-- Raw data --

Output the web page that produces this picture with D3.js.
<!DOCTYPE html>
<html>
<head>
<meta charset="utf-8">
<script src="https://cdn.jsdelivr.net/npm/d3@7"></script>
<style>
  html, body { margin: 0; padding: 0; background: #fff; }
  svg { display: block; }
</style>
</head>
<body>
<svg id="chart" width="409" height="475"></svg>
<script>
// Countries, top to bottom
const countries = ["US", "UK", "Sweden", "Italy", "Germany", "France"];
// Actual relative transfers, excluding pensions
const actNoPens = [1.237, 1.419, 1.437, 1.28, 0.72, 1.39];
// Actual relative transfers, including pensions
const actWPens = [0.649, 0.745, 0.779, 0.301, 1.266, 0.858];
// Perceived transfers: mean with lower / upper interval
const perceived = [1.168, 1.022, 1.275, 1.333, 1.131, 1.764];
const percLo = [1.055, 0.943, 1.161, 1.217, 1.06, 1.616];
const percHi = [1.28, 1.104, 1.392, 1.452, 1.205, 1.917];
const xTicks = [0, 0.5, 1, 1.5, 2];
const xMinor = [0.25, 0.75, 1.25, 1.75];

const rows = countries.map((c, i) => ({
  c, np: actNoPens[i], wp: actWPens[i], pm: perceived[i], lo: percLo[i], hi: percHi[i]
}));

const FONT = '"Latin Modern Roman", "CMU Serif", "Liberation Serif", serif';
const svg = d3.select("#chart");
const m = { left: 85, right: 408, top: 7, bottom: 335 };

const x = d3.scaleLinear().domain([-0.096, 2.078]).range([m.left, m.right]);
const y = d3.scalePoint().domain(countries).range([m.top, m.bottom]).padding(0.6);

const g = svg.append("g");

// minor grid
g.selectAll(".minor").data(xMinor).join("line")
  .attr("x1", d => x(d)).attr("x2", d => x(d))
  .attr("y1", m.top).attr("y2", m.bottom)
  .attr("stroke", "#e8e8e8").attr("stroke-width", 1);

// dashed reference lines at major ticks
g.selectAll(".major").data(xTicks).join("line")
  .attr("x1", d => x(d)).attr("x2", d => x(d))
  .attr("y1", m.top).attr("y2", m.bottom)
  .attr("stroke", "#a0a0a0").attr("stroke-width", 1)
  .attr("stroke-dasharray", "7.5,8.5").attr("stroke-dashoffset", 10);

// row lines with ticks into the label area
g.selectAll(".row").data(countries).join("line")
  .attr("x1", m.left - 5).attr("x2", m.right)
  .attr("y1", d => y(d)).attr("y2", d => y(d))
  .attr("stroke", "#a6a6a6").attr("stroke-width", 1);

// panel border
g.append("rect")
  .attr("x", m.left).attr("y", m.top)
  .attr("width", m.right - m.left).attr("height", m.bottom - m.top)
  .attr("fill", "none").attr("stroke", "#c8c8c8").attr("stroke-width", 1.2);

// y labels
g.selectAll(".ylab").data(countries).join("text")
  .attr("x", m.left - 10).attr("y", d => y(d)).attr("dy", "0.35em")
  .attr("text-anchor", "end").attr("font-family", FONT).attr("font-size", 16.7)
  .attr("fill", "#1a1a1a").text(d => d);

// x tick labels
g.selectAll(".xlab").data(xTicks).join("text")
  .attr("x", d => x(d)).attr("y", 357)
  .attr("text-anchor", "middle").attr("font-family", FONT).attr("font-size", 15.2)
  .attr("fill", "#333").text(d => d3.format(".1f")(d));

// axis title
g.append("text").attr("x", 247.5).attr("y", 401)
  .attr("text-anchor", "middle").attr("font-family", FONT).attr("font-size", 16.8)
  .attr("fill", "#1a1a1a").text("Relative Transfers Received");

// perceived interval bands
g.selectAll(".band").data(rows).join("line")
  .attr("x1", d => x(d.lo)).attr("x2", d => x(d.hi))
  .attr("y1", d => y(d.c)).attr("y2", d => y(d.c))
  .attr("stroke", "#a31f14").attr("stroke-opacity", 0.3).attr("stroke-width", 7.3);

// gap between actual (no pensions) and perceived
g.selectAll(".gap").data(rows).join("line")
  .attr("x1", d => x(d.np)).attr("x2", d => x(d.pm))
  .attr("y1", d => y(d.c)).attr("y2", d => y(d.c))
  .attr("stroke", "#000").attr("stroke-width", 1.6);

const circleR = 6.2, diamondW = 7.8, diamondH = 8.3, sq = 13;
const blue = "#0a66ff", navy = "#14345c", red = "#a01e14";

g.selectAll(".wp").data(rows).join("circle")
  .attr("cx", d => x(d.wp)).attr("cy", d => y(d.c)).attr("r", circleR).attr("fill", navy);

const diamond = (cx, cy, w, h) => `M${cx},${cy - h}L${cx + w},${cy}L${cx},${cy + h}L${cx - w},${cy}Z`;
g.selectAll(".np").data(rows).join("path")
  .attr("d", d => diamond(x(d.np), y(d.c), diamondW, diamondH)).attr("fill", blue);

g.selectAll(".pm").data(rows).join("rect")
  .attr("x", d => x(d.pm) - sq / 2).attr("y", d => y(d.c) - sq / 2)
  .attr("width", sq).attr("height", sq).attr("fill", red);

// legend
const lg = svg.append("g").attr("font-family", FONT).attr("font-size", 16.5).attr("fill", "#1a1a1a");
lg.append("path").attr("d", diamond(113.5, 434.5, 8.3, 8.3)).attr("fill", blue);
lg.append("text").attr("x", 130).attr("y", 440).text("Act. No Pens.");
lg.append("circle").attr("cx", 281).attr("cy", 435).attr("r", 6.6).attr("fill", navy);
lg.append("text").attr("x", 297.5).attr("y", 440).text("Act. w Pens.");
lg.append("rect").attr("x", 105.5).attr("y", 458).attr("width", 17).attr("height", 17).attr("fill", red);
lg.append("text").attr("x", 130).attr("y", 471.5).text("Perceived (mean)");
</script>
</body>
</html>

-- Written instruction --
Extract all lines as given.

-- Final result --
Output the web page that produces this picture with D3.js.
<!DOCTYPE html>
<html>
<head>
<meta charset="utf-8">
<script src="https://cdn.jsdelivr.net/npm/d3@7"></script>
<style>
  html, body { margin: 0; padding: 0; background: #fff; }
  svg { display: block; }
</style>
</head>
<body>
<svg id="chart" width="409" height="475"></svg>
<script>
// Countries, top to bottom
const countries = ["US", "UK", "Sweden", "Italy", "Germany", "France"];
// Actual relative transfers, excluding pensions
const actNoPens = [1.237, 1.419, 1.437, 1.28, 0.72, 1.39];
// Actual relative transfers, including pensions
const actWPens = [0.649, 0.745, 0.779, 0.301, 1.266, 0.858];
// Perceived transfers: mean with lower / upper interval
const perceived = [1.168, 1.022, 1.275, 1.333, 1.131, 1.764];
const percLo = [1.055, 0.943, 1.161, 1.217, 1.06, 1.616];
const percHi = [1.28, 1.104, 1.392, 1.452, 1.205, 1.917];
const xTicks = [0, 0.5, 1, 1.5, 2];
const xMinor = [0.25, 0.75, 1.25, 1.75];

const rows = countries.map((c, i) => ({
  c, np: actNoPens[i], wp: actWPens[i], pm: perceived[i], lo: percLo[i], hi: percHi[i]
}));

const FONT = '"Latin Modern Roman", "CMU Serif", "Liberation Serif", serif';
const svg = d3.select("#chart");
const m = { left: 85, right: 408, top: 7, bottom: 335 };

const x = d3.scaleLinear().domain([-0.096, 2.078]).range([m.left, m.right]);
const y = d3.scalePoint().domain(countries).range([m.top, m.bottom]).padding(0.6);

const g = svg.append("g");

// minor grid
g.selectAll(".minor").data(xMinor).join("line")
  .attr("x1", d => x(d)).attr("x2", d => x(d))
  .attr("y1", m.top).attr("y2", m.bottom)
  .attr("stroke", "#e8e8e8").attr("stroke-width", 1);

// dashed reference lines at major ticks
g.selectAll(".major").data(xTicks).join("line")
  .attr("x1", d => x(d)).attr("x2", d => x(d))
  .attr("y1", m.top).attr("y2", m.bottom)
  .attr("stroke", "#a0a0a0").attr("stroke-width", 1)
  .attr("stroke-dasharray", "7.5,8.5").attr("stroke-dashoffset", 10);

// row lines with ticks into the label area
g.selectAll(".row").data(countries).join("line")
  .attr("x1", m.left - 5).attr("x2", m.right)
  .attr("y1", d => y(d)).attr("y2", d => y(d))
  .attr("stroke", "#a6a6a6").attr("stroke-width", 1);

// panel border
g.append("rect")
  .attr("x", m.left).attr("y", m.top)
  .attr("width", m.right - m.left).attr("height", m.bottom - m.top)
  .attr("fill", "none").attr("stroke", "#c8c8c8").attr("stroke-width", 1.2);

// y labels
g.selectAll(".ylab").data(countries).join("text")
  .attr("x", m.left - 10).attr("y", d => y(d)).attr("dy", "0.35em")
  .attr("text-anchor", "end").attr("font-family", FONT).attr("font-size", 16.7)
  .attr("fill", "#1a1a1a").text(d => d);

// x tick labels
g.selectAll(".xlab").data(xTicks).join("text")
  .attr("x", d => x(d)).attr("y", 357)
  .attr("text-anchor", "middle").attr("font-family", FONT).attr("font-size", 15.2)
  .attr("fill", "#333").text(d => d3.format(".1f")(d));

// axis title
g.append("text").attr("x", 247.5).attr("y", 401)
  .attr("text-anchor", "middle").attr("font-family", FONT).attr("font-size", 16.8)
  .attr("fill", "#1a1a1a").text("Relative Transfers Received");

// perceived interval bands
g.selectAll(".band").data(rows).join("line")
  .attr("x1", d => x(d.lo)).attr("x2", d => x(d.hi))
  .attr("y1", d => y(d.c)).attr("y2", d => y(d.c))
  .attr("stroke", "#a31f14").attr("stroke-opacity", 0.3).attr("stroke-width", 7.3);

// gap between actual (no pensions) and perceived
g.selectAll(".gap").data(rows).join("line")
  .attr("x1", d => x(d.np)).attr("x2", d => x(d.pm))
  .attr("y1", d => y(d.c)).attr("y2", d => y(d.c))
  .attr("stroke", "#000").attr("stroke-width", 1.6);

const circleR = 6.2, diamondW = 7.8, diamondH = 8.3, sq = 13;
const blue = "#0a66ff", navy = "#14345c", red = "#a01e14";

g.selectAll(".wp").data(rows).join("circle")
  .attr("cx", d => x(d.wp)).attr("cy", d => y(d.c)).attr("r", circleR).attr("fill", navy);

const diamond = (cx, cy, w, h) => `M${cx},${cy - h}L${cx + w},${cy}L${cx},${cy + h}L${cx - w},${cy}Z`;
g.selectAll(".np").data(rows).join("path")
  .attr("d", d => diamond(x(d.np), y(d.c), diamondW, diamondH)).attr("fill", blue);

g.selectAll(".pm").data(rows).join("rect")
  .attr("x", d => x(d.pm) - sq / 2).attr("y", d => y(d.c) - sq / 2)
  .attr("width", sq).attr("height", sq).attr("fill", red);

// legend
const lg = svg.append("g").attr("font-family", FONT).attr("font-size", 16.5).attr("fill", "#1a1a1a");
lg.append("path").attr("d", diamond(113.5, 434.5, 8.3, 8.3)).attr("fill", blue);
lg.append("text").attr("x", 130).attr("y", 440).text("Act. No Pens.");
lg.append("circle").attr("cx", 281).attr("cy", 435).attr("r", 6.6).attr("fill", navy);
lg.append("text").attr("x", 297.5).attr("y", 440).text("Act. w Pens.");
lg.append("rect").attr("x", 105.5).attr("y", 458).attr("width", 17).attr("height", 17).attr("fill", red);
lg.append("text").attr("x", 130).attr("y", 471.5).text("Perceived (mean)");
</script>
</body>
</html>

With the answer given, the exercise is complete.